United Arab Emirates

Saturday, July 19


Brazil’s judiciary will not be intimidated by a US decision to target officials involved in the trial of former President Jair Bolsonaro with visa bans, a senior judicial official said late on Friday, criticizing the move as arbitrary.



In an escalation of tensions between US President Donald Trump and the government of Latin America’s largest economy, Washington imposed visa restrictions on Friday on Supreme Court Justice Alexandre de Moraes, his family and other unnamed court officials.

The visa bans were a response to the Supreme Court’s decision to issue search warrants and restraining orders targeting Trump ally Bolsonaro, who is accused of plotting a coup to overturn the results of a 2022 election he lost.

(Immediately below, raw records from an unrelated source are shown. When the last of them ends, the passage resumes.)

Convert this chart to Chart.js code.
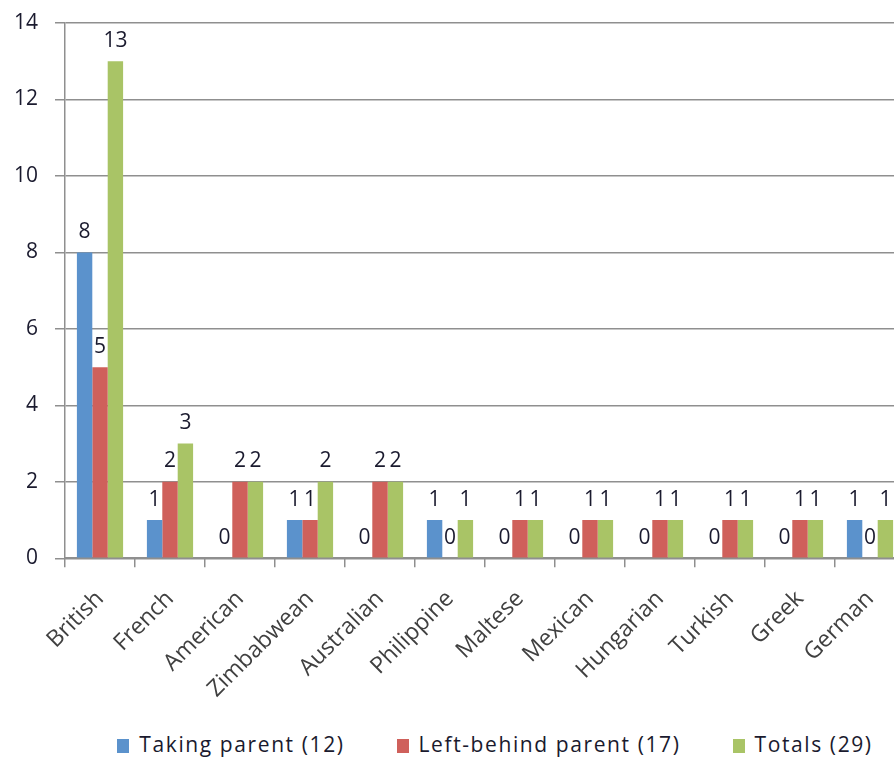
<!DOCTYPE html>
<html>
<head>
<meta charset="utf-8">
<script src="https://cdn.jsdelivr.net/npm/chart.js@4"></script>
<style>
  html, body { margin: 0; padding: 0; background: #fff; overflow: hidden; }
  #wrap { width: 990px; height: 727px; position: relative; }
  #legend {
    position: absolute; top: 730px; left: 0; width: 990px;
    display: flex; justify-content: center; gap: 52px;
    font-family: "Open Sans", Lato, sans-serif; font-size: 21px; letter-spacing: 1.6px; color: #1a1a2e;
  }
  #legend .item { display: flex; align-items: center; }
  #legend .box { width: 12px; height: 14px; margin-right: 10px; margin-top: 3px; }
</style>
</head>
<body>
<div id="wrap"><canvas id="chart"></canvas></div>
<div id="legend"></div>
<script>
const categories = ['British', 'French', 'American', 'Zimbabwean', 'Australian', 'Philippine',
  'Maltese', 'Mexican', 'Hungarian', 'Turkish', 'Greek', 'German']
const takingParent = [8, 1, 0, 1, 0, 1, 0, 0, 0, 0, 0, 1]
const leftBehind = [5, 2, 2, 1, 2, 0, 1, 1, 1, 1, 1, 0]
const totals = [13, 3, 2, 2, 2, 1, 1, 1, 1, 1, 1, 1]
const seriesNames = ['Taking parent (12)', 'Left-behind parent (17)', 'Totals (29)']
const seriesColors = ['#5b92cc', '#cf605b', '#a9c466']

const font = '"Open Sans", Lato, sans-serif'
const gridGray = '#8f8f8f'

// numbers drawn just above every bar, zero included
const barLabels = {
  id: 'barLabels',
  afterDatasetsDraw(chart) {
    const c = chart.ctx
    c.save()
    c.font = '21px ' + font
    c.fillStyle = '#1a1a2e'
    c.textAlign = 'center'
    c.textBaseline = 'bottom'
    chart.data.datasets.forEach((ds, i) => {
      chart.getDatasetMeta(i).data.forEach((bar, j) => {
        c.fillText(String(ds.data[j]), bar.x, bar.y - 10)
      })
    })
    c.restore()
  }
}

let chart = new Chart(document.getElementById('chart'), {
  type: 'bar',
  data: {
    labels: categories,
    datasets: [
      { label: seriesNames[0], data: takingParent, backgroundColor: seriesColors[0] },
      { label: seriesNames[1], data: leftBehind, backgroundColor: seriesColors[1] },
      { label: seriesNames[2], data: totals, backgroundColor: seriesColors[2] }
    ]
  },
  plugins: [barLabels],
  options: {
    responsive: true,
    maintainAspectRatio: false,
    animation: false,
    datasets: { bar: { categoryPercentage: 0.66, barPercentage: 1 } },
    layout: { padding: { left: 0, right: 85, top: 23, bottom: 6 } },
    plugins: {
      tooltip: { enabled: false },
      legend: { display: false }
    },
    scales: {
      x: {
        grid: { drawOnChartArea: false, color: gridGray, lineWidth: 1.5, tickLength: 9 },
        border: { color: gridGray, width: 2 },
        ticks: {
          minRotation: 45,
          maxRotation: 45,
          color: '#404040',
          padding: 18,
          font: { family: font, size: 23 }
        }
      },
      y: {
        min: 0,
        max: 14,
        afterFit: s => { s.width = 65; s.paddingTop = 0; s.paddingBottom = 0 },
        grid: { color: gridGray, lineWidth: 1.5, tickLength: 10 },
        border: { color: gridGray, width: 1.5 },
        ticks: {
          stepSize: 2,
          color: '#1a1a2e',
          padding: 17,
          font: { family: font, size: 21 }
        }
      }
    }
  }
})

// legend built from the chart's own datasets
const legend = document.getElementById('legend')
chart.data.datasets.forEach(ds => {
  const item = document.createElement('div')
  item.className = 'item'
  const box = document.createElement('span')
  box.className = 'box'
  box.style.background = ds.backgroundColor
  const text = document.createElement('span')
  text.textContent = ds.label
  item.appendChild(box)
  item.appendChild(text)
  legend.appendChild(item)
})
</script>
</body>
</html>
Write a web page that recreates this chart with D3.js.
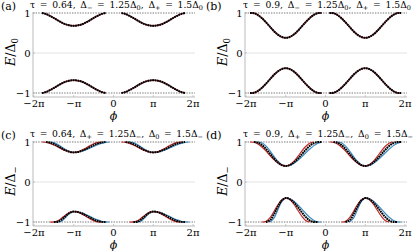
<!DOCTYPE html>
<html>
<head>
<meta charset="utf-8">
<script src="https://cdn.jsdelivr.net/npm/d3@7"></script>
<style>
  body { margin: 0; background: #fff; }
  svg text { font-family: 'DejaVu Serif', serif; }
</style>
</head>
<body>
<svg id="fig" width="415" height="252"></svg>
<script>
// Phase axis in units of pi
var phiTicks = [-2, -1, 0, 1, 2];
var phiTickLabels = ['\u22122\u03c0', '\u2212\u03c0', '0', '\u03c0', '2\u03c0'];
var eTicks = [-1, 0, 1];
var eTickLabels = ['\u22121', '0', '1'];

// Each bound-state lobe is centred at phi = -pi and phi = +pi
var lobeCentres = [-1, 1];
var lobeOffsets = [-0.9, -0.8, -0.7, -0.6, -0.5, -0.4, -0.3, -0.2, -0.1, 0,
                   0.1, 0.2, 0.3, 0.4, 0.5, 0.6, 0.7, 0.8, 0.9];

// (a) tau = 0.64
var aUpper = [1, 1, 0.975, 0.93, 0.875, 0.815, 0.76, 0.715, 0.69, 0.68, 0.69, 0.715, 0.76, 0.815, 0.875, 0.93, 0.975, 1, 1];
var aLower = [-1, -1, -0.975, -0.93, -0.875, -0.815, -0.76, -0.715, -0.69, -0.68, -0.69, -0.715, -0.76, -0.815, -0.875, -0.93, -0.975, -1, -1];
// (b) tau = 0.9
var bUpper = [1, 0.995, 0.95, 0.87, 0.77, 0.66, 0.55, 0.46, 0.40, 0.38, 0.40, 0.46, 0.55, 0.66, 0.77, 0.87, 0.95, 0.995, 1];
var bLower = [-1, -0.995, -0.95, -0.87, -0.77, -0.66, -0.55, -0.46, -0.40, -0.38, -0.40, -0.46, -0.55, -0.66, -0.77, -0.87, -0.95, -0.995, -1];
// (c) tau = 0.64, red / blue / black
var cUpperRed   = [1, 1, 0.993, 0.967, 0.926, 0.875, 0.824, 0.78, 0.75, 0.74, 0.754, 0.792, 0.846, 0.906, 0.958, 0.991, 1, 1, 1];
var cUpperBlue  = [1, 1, 1, 1, 0.983, 0.935, 0.87, 0.805, 0.757, 0.74, 0.748, 0.769, 0.802, 0.843, 0.887, 0.93, 0.965, 0.99, 1];
var cUpperBlack = [1, 1, 1, 0.987, 0.951, 0.899, 0.841, 0.789, 0.753, 0.74, 0.75, 0.778, 0.82, 0.87, 0.92, 0.962, 0.99, 1, 1];
var cLowerRed   = [-1, -1, -1, -1, -0.999, -0.967, -0.901, -0.824, -0.763, -0.74, -0.755, -0.796, -0.854, -0.916, -0.967, -0.996, -1, -1, -1];
var cLowerBlue  = [-1, -1, -1, -1, -1, -1, -0.973, -0.881, -0.782, -0.74, -0.749, -0.774, -0.812, -0.858, -0.906, -0.948, -0.981, -0.998, -1];
var cLowerBlack = [-1, -1, -1, -1, -1, -0.992, -0.935, -0.847, -0.77, -0.74, -0.751, -0.782, -0.83, -0.884, -0.935, -0.975, -0.997, -1, -1];
// (d) tau = 0.9, red / blue / black
var dUpperRed   = [1, 0.993, 0.95, 0.876, 0.776, 0.667, 0.563, 0.477, 0.42, 0.4, 0.43, 0.513, 0.633, 0.767, 0.887, 0.97, 1, 1, 1];
var dUpperBlue  = [1, 1, 1, 0.98, 0.902, 0.782, 0.645, 0.52, 0.432, 0.4, 0.416, 0.463, 0.536, 0.627, 0.725, 0.819, 0.903, 0.964, 0.996];
var dUpperBlack = [1, 1, 0.984, 0.924, 0.829, 0.712, 0.594, 0.492, 0.424, 0.4, 0.422, 0.484, 0.578, 0.689, 0.802, 0.9, 0.969, 0.999, 1];
var dLowerRed   = [-1, -1, -1, -1, -0.988, -0.897, -0.743, -0.575, -0.448, -0.4, -0.44, -0.55, -0.7, -0.85, -0.96, -1, -1, -1, -1];
var dLowerBlue  = [-1, -1, -1, -1, -1, -1, -0.912, -0.7, -0.488, -0.4, -0.42, -0.477, -0.565, -0.672, -0.782, -0.88, -0.955, -0.995, -1];
var dLowerBlack = [-1, -1, -1, -1, -1, -0.96, -0.815, -0.622, -0.462, -0.4, -0.428, -0.507, -0.622, -0.752, -0.872, -0.96, -0.999, -1, -1];

var panelLetters = ['(a)', '(b)', '(c)', '(d)'];
// title pieces: [text, subscript?]
var panelTitles = [
  [['\u03c4 = 0.64, \u0394', 0], ['\u2212', 1], [' = 1.25\u0394', 0], ['0', 1], [', \u0394', 0], ['+', 1], [' = 1.5\u0394', 0], ['0', 1]],
  [['\u03c4 = 0.9, \u0394', 0], ['\u2212', 1], [' = 1.25\u0394', 0], ['0', 1], [', \u0394', 0], ['+', 1], [' = 1.5\u0394', 0], ['0', 1]],
  [['\u03c4 = 0.64, \u0394', 0], ['+', 1], [' = 1.25\u0394', 0], ['\u2212', 1], [', \u0394', 0], ['0', 1], [' = 1.5\u0394', 0], ['\u2212', 1]],
  [['\u03c4 = 0.9, \u0394', 0], ['+', 1], [' = 1.25\u0394', 0], ['\u2212', 1], [', \u0394', 0], ['0', 1], [' = 1.5\u0394', 0], ['\u2212', 1]]
];
var yLabelSubs = ['0', '0', '\u2212', '\u2212'];
var panelSeries = [
  {red: [aUpper, aLower], blue: [aUpper, aLower], black: [aUpper, aLower]},
  {red: [bUpper, bLower], blue: [bUpper, bLower], black: [bUpper, bLower]},
  {red: [cUpperRed, cLowerRed], blue: [cUpperBlue, cLowerBlue], black: [cUpperBlack, cLowerBlack]},
  {red: [dUpperRed, dLowerRed], blue: [dUpperBlue, dLowerBlue], black: [dUpperBlack, dLowerBlack]}
];

// title placement inside each panel (x start, target width)
var titleX = [30, 31, 30, 31];
var titleW = [173, 168, 173, 170];

var svg = d3.select('#fig');

// keep only the part of a lobe that leaves the gap edge
function lobePoints(values, centre) {
  var pts = [];
  values.forEach(function(v, i) {
    var inside = Math.abs(v) < 1,
        prevIn = i > 0 && Math.abs(values[i - 1]) < 1,
        nextIn = i < values.length - 1 && Math.abs(values[i + 1]) < 1;
    if (inside || prevIn || nextIn) pts.push([centre + lobeOffsets[i], v]);
  });
  return pts;
}

panelLetters.forEach(function(letter, p) {
  var col = p % 2, row = Math.floor(p / 2),
      ox = col * 212, oy = row * 129;
  var g = svg.append('g').attr('transform', 'translate(' + ox + ',' + oy + ')');

  var x = d3.scaleLinear().domain([-2, 2]).range([34, 193]);
  var y = d3.scaleLinear().domain([-1, 1]).range([93, 13]);

  // zero line
  g.append('line')
    .attr('x1', 33).attr('x2', 195)
    .attr('y1', y(0)).attr('y2', y(0))
    .attr('stroke', '#dcdcdc').attr('stroke-width', 0.8);

  // gap edges
  [-1, 1].forEach(function(e) {
    g.append('line')
      .attr('x1', 33).attr('x2', 195)
      .attr('y1', y(e)).attr('y2', y(e))
      .attr('stroke', '#555').attr('stroke-width', 0.8)
      .attr('stroke-dasharray', '1.4,1.2');
  });

  // spines
  g.append('line').attr('x1', 33).attr('x2', 33).attr('y1', 12).attr('y2', 97)
    .attr('stroke', '#aaa').attr('stroke-width', 0.8);
  g.append('line').attr('x1', 33).attr('x2', 195).attr('y1', 97).attr('y2', 97)
    .attr('stroke', '#aaa').attr('stroke-width', 0.8);

  // x ticks
  phiTicks.forEach(function(t, i) {
    g.append('line').attr('x1', x(t)).attr('x2', x(t)).attr('y1', 97).attr('y2', 95)
      .attr('stroke', '#aaa').attr('stroke-width', 0.6);
    g.append('text').attr('x', x(t)).attr('y', 106.5)
      .attr('text-anchor', 'middle').attr('font-size', 10)
      .text(phiTickLabels[i]);
  });
  // y ticks
  eTicks.forEach(function(t, i) {
    g.append('line').attr('x1', 33).attr('x2', 35).attr('y1', y(t)).attr('y2', y(t))
      .attr('stroke', '#aaa').attr('stroke-width', 0.6);
    g.append('text').attr('x', 30.5).attr('y', y(t) + 4)
      .attr('text-anchor', 'end').attr('font-size', 10)
      .text(eTickLabels[i]);
  });

  // axis titles
  g.append('text').attr('x', x(0)).attr('y', 120)
    .attr('text-anchor', 'middle').attr('font-size', 11).attr('font-style', 'italic')
    .text('\u03d5');
  var yl = g.append('text')
    .attr('transform', 'translate(15,' + (y(0) - 1) + ') rotate(-90)')
    .attr('text-anchor', 'middle').attr('font-size', 12.5);
  yl.append('tspan').attr('font-style', 'italic').text('E');
  yl.append('tspan').text('/\u0394');
  yl.append('tspan').attr('font-size', 8.5).attr('dy', 2.5).text(yLabelSubs[p]);

  // panel letter and title
  g.append('text').attr('x', col ? -6 : 1).attr('y', 10).attr('font-size', 11).text(letter);
  var tt = g.append('text').attr('x', titleX[p]).attr('y', 8).attr('font-size', 9.2);
  panelTitles[p].forEach(function(piece, k) {
    var ts = tt.append('tspan').text(piece[0]);
    if (piece[1]) ts.attr('font-size', 6.5).attr('dy', 2);
    else if (k > 0) ts.attr('dy', -2);
  });
  // stretch the math spacing so the title spans its reference width
  var len = tt.node().getComputedTextLength(),
      nSpaces = panelTitles[p].reduce(function(n, piece) {
        return n + piece[0].split(' ').length - 1;
      }, 0);
  if (len > 0) tt.attr('word-spacing', Math.max(0, (titleW[p] - len) / nSpaces));

  var line = d3.line()
    .x(function(d) { return x(d[0]); })
    .y(function(d) { return y(d[1]); })
    .curve(d3.curveCatmullRom);

  var s = panelSeries[p];
  [['blue', '#3d8cc4', 1.2, null], ['red', '#c42a2a', 1.2, null], ['black', '#000', 2, '1.8,0.6']]
    .forEach(function(style) {
      s[style[0]].forEach(function(values) {
        lobeCentres.forEach(function(c) {
          g.append('path')
            .datum(lobePoints(values, c))
            .attr('d', line)
            .attr('fill', 'none')
            .attr('stroke', style[1])
            .attr('stroke-width', style[2])
            .attr('stroke-dasharray', style[3]);
        });
      });
    });
});
</script>
</body>
</html>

Solicitor general Jorge Messias, the top judicial official for President Luiz Inacio Lula da Silva’s executive branch, said in a statement posted on X that Prosecutor General Paulo Gonet was also targeted by the ban.

“Rest assured that no improper maneuver or sordid conspiratorial act will intimidate our country’s judiciary in the independent and dignified exercise of its task,” he added.

Messias said the Brazilian officials were subject to “arbitrary acts of visa revocation by a foreign nation on account of their fulfillment of their legitimate institutional responsibilities in accordance with constitutional terms.”

In addition to Moraes, seven other justices from Brazil’s 11-member Supreme Court were also hit by the US visa restrictions, Government Institutional Relations Minister Gleisi Hoffmann said on Friday.

They include justices Luis Roberto Barroso, Dias Toffoli, Cristiano Zanin, Flavio Dino, Carmen Lucia, Edson Fachin, and Gilmar Mendes.

The Prosecutor General’s Office and the Supreme Court did not immediately respond to requests for comment.

Trump has criticized the proceedings against Bolsonaro as a “witch hunt”, a term he has used to describe his own treatment by political opponents, and has called for the charges to be dropped. In a letter last week, he announced a 50 percent tariff on Brazilian goods starting August 1, opening the message with criticism of the trial.

Bolsonaro is on trial before Brazil’s Supreme Court on charges of plotting a coup to stop Lula from taking office in January 2023.

The right-wing firebrand has denied that he led an attempt to overthrow the government but has acknowledged taking part in meetings aimed at reversing the election’s outcome.